What to produce:
Restate all the material verbatim, except for the pictures.

## BEGIN

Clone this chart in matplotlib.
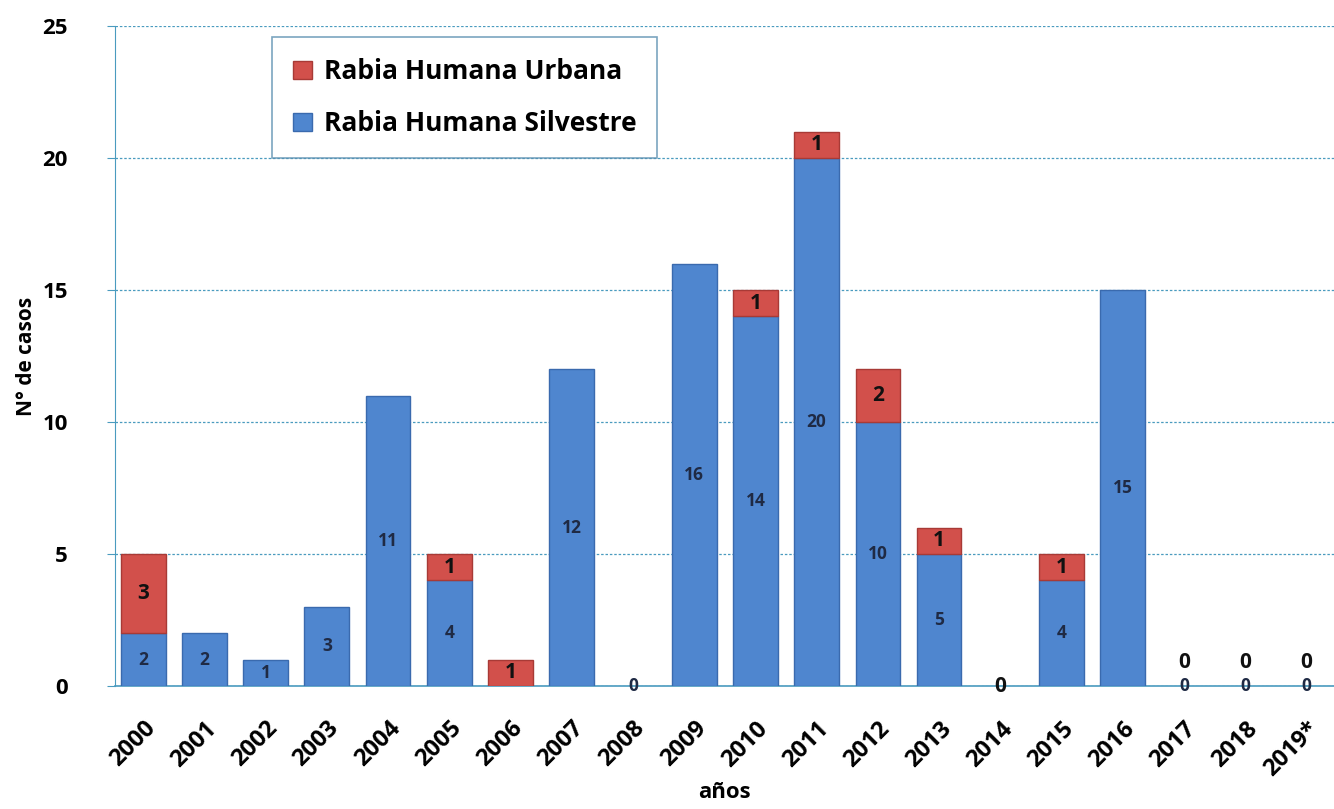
import matplotlib
matplotlib.use("Agg")
import matplotlib.pyplot as plt
import numpy as np

years = ["2000", "2001", "2002", "2003", "2004", "2005", "2006", "2007", "2008", "2009",
         "2010", "2011", "2012", "2013", "2014", "2015", "2016", "2017", "2018", "2019*"]
silvestre = [2, 2, 1, 3, 11, 4, 0, 12, 0, 16, 14, 20, 10, 5, 0, 4, 15, 0, 0, 0]
urbana = [3, 0, 0, 0, 0, 1, 1, 0, 0, 0, 1, 1, 2, 1, 0, 1, 0, 0, 0, 0]
# labels as printed in the chart (None = no label)
silvestre_labels = ["2", "2", "1", "3", "11", "4", None, "12", "0", "16",
                    "14", "20", "10", "5", None, "4", "15", "0", "0", "0"]
urbana_labels = ["3", None, None, None, None, "1", "1", None, None, None,
                 "1", "1", "2", "1", "0", "1", None, "0", "0", "0"]

plt.rcParams['font.family'] = ['Open Sans', 'DejaVu Sans']

fig = plt.figure(figsize=(13.34, 8.09), dpi=100)
ax = fig.add_axes([0.0862, 0.152, 0.9138, 0.816])

x = np.arange(len(years))
w = 0.73
blue = '#4F86CF'
red = '#D2504B'
s_arr = np.array(silvestre)
u_arr = np.array(urbana)
ax.bar(x, s_arr, w, color=blue, edgecolor='#3A6AAE',
       linewidth=np.where(s_arr > 0, 1.0, 0.0), zorder=3,
       label='Rabia Humana Silvestre')
ax.bar(x, u_arr, w, bottom=s_arr, color=red, edgecolor='#A83A36',
       linewidth=np.where(u_arr > 0, 1.0, 0.0), zorder=3,
       label='Rabia Humana Urbana')

for i in range(len(years)):
    s = silvestre[i]
    u = urbana[i]
    sl = silvestre_labels[i]
    ul = urbana_labels[i]
    if sl is not None:
        ax.text(x[i], s / 2 if s > 0 else 0, sl, ha='center', va='center', fontsize=12.5,
                fontweight='bold', color='#1F2A44', zorder=5)
    if ul is not None:
        if u > 0:
            yy = s + u / 2
        elif sl is None:
            yy = 0
        else:
            yy = 0.9
        ax.text(x[i], yy, ul, ha='center', va='center', fontsize=15,
                fontweight='bold', color='#111111', zorder=5)

ax.set_ylim(0, 25)
ax.set_xlim(-0.46, 19.45)
ax.set_yticks([0, 5, 10, 15, 20, 25])
ax.yaxis.grid(True, linestyle=(0, (2, 1.5)), color='#4A9BBF', linewidth=0.9, zorder=0)
ax.set_axisbelow(True)

ax.set_xticks(x)
ax.set_xticklabels(years, rotation=45, ha='right', rotation_mode='anchor',
                   fontsize=17, fontweight='bold')
for lab in ax.get_yticklabels():
    lab.set_fontsize(16)
    lab.set_fontweight('bold')
ax.tick_params(axis='x', length=0, pad=22)
ax.tick_params(axis='y', length=6, color='#4A9BBF', pad=28)

for sp in ['top', 'right']:
    ax.spines[sp].set_visible(False)
ax.spines['left'].set_color('#4A9BBF')
ax.spines['bottom'].set_color('#4A9BBF')
ax.spines['bottom'].set_linewidth(1.2)

ax.set_xlabel('años', fontsize=16, fontweight='bold', labelpad=1)
ax.set_ylabel('N° de casos', fontsize=15, fontweight='bold', labelpad=4)

handles, labels = ax.get_legend_handles_labels()
leg = ax.legend(handles[::-1], labels[::-1], loc='upper left',
                bbox_to_anchor=(0.129, 0.983), prop={'weight': 'bold', 'size': 19},
                frameon=True, fancybox=False, edgecolor='#5A8FB0',
                handlelength=0.7, handleheight=0.7, handletextpad=0.45,
                labelspacing=0.95, borderpad=0.8, borderaxespad=0)
leg.get_frame().set_linewidth(1.2)

fig.savefig('out.png', dpi=100)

## END

Full answer:
Clone this chart in matplotlib.
import matplotlib
matplotlib.use("Agg")
import matplotlib.pyplot as plt
import numpy as np

years = ["2000", "2001", "2002", "2003", "2004", "2005", "2006", "2007", "2008", "2009",
         "2010", "2011", "2012", "2013", "2014", "2015", "2016", "2017", "2018", "2019*"]
silvestre = [2, 2, 1, 3, 11, 4, 0, 12, 0, 16, 14, 20, 10, 5, 0, 4, 15, 0, 0, 0]
urbana = [3, 0, 0, 0, 0, 1, 1, 0, 0, 0, 1, 1, 2, 1, 0, 1, 0, 0, 0, 0]
# labels as printed in the chart (None = no label)
silvestre_labels = ["2", "2", "1", "3", "11", "4", None, "12", "0", "16",
                    "14", "20", "10", "5", None, "4", "15", "0", "0", "0"]
urbana_labels = ["3", None, None, None, None, "1", "1", None, None, None,
                 "1", "1", "2", "1", "0", "1", None, "0", "0", "0"]

plt.rcParams['font.family'] = ['Open Sans', 'DejaVu Sans']

fig = plt.figure(figsize=(13.34, 8.09), dpi=100)
ax = fig.add_axes([0.0862, 0.152, 0.9138, 0.816])

x = np.arange(len(years))
w = 0.73
blue = '#4F86CF'
red = '#D2504B'
s_arr = np.array(silvestre)
u_arr = np.array(urbana)
ax.bar(x, s_arr, w, color=blue, edgecolor='#3A6AAE',
       linewidth=np.where(s_arr > 0, 1.0, 0.0), zorder=3,
       label='Rabia Humana Silvestre')
ax.bar(x, u_arr, w, bottom=s_arr, color=red, edgecolor='#A83A36',
       linewidth=np.where(u_arr > 0, 1.0, 0.0), zorder=3,
       label='Rabia Humana Urbana')

for i in range(len(years)):
    s = silvestre[i]
    u = urbana[i]
    sl = silvestre_labels[i]
    ul = urbana_labels[i]
    if sl is not None:
        ax.text(x[i], s / 2 if s > 0 else 0, sl, ha='center', va='center', fontsize=12.5,
                fontweight='bold', color='#1F2A44', zorder=5)
    if ul is not None:
        if u > 0:
            yy = s + u / 2
        elif sl is None:
            yy = 0
        else:
            yy = 0.9
        ax.text(x[i], yy, ul, ha='center', va='center', fontsize=15,
                fontweight='bold', color='#111111', zorder=5)

ax.set_ylim(0, 25)
ax.set_xlim(-0.46, 19.45)
ax.set_yticks([0, 5, 10, 15, 20, 25])
ax.yaxis.grid(True, linestyle=(0, (2, 1.5)), color='#4A9BBF', linewidth=0.9, zorder=0)
ax.set_axisbelow(True)

ax.set_xticks(x)
ax.set_xticklabels(years, rotation=45, ha='right', rotation_mode='anchor',
                   fontsize=17, fontweight='bold')
for lab in ax.get_yticklabels():
    lab.set_fontsize(16)
    lab.set_fontweight('bold')
ax.tick_params(axis='x', length=0, pad=22)
ax.tick_params(axis='y', length=6, color='#4A9BBF', pad=28)

for sp in ['top', 'right']:
    ax.spines[sp].set_visible(False)
ax.spines['left'].set_color('#4A9BBF')
ax.spines['bottom'].set_color('#4A9BBF')
ax.spines['bottom'].set_linewidth(1.2)

ax.set_xlabel('años', fontsize=16, fontweight='bold', labelpad=1)
ax.set_ylabel('N° de casos', fontsize=15, fontweight='bold', labelpad=4)

handles, labels = ax.get_legend_handles_labels()
leg = ax.legend(handles[::-1], labels[::-1], loc='upper left',
                bbox_to_anchor=(0.129, 0.983), prop={'weight': 'bold', 'size': 19},
                frameon=True, fancybox=False, edgecolor='#5A8FB0',
                handlelength=0.7, handleheight=0.7, handletextpad=0.45,
                labelspacing=0.95, borderpad=0.8, borderaxespad=0)
leg.get_frame().set_linewidth(1.2)

fig.savefig('out.png', dpi=100)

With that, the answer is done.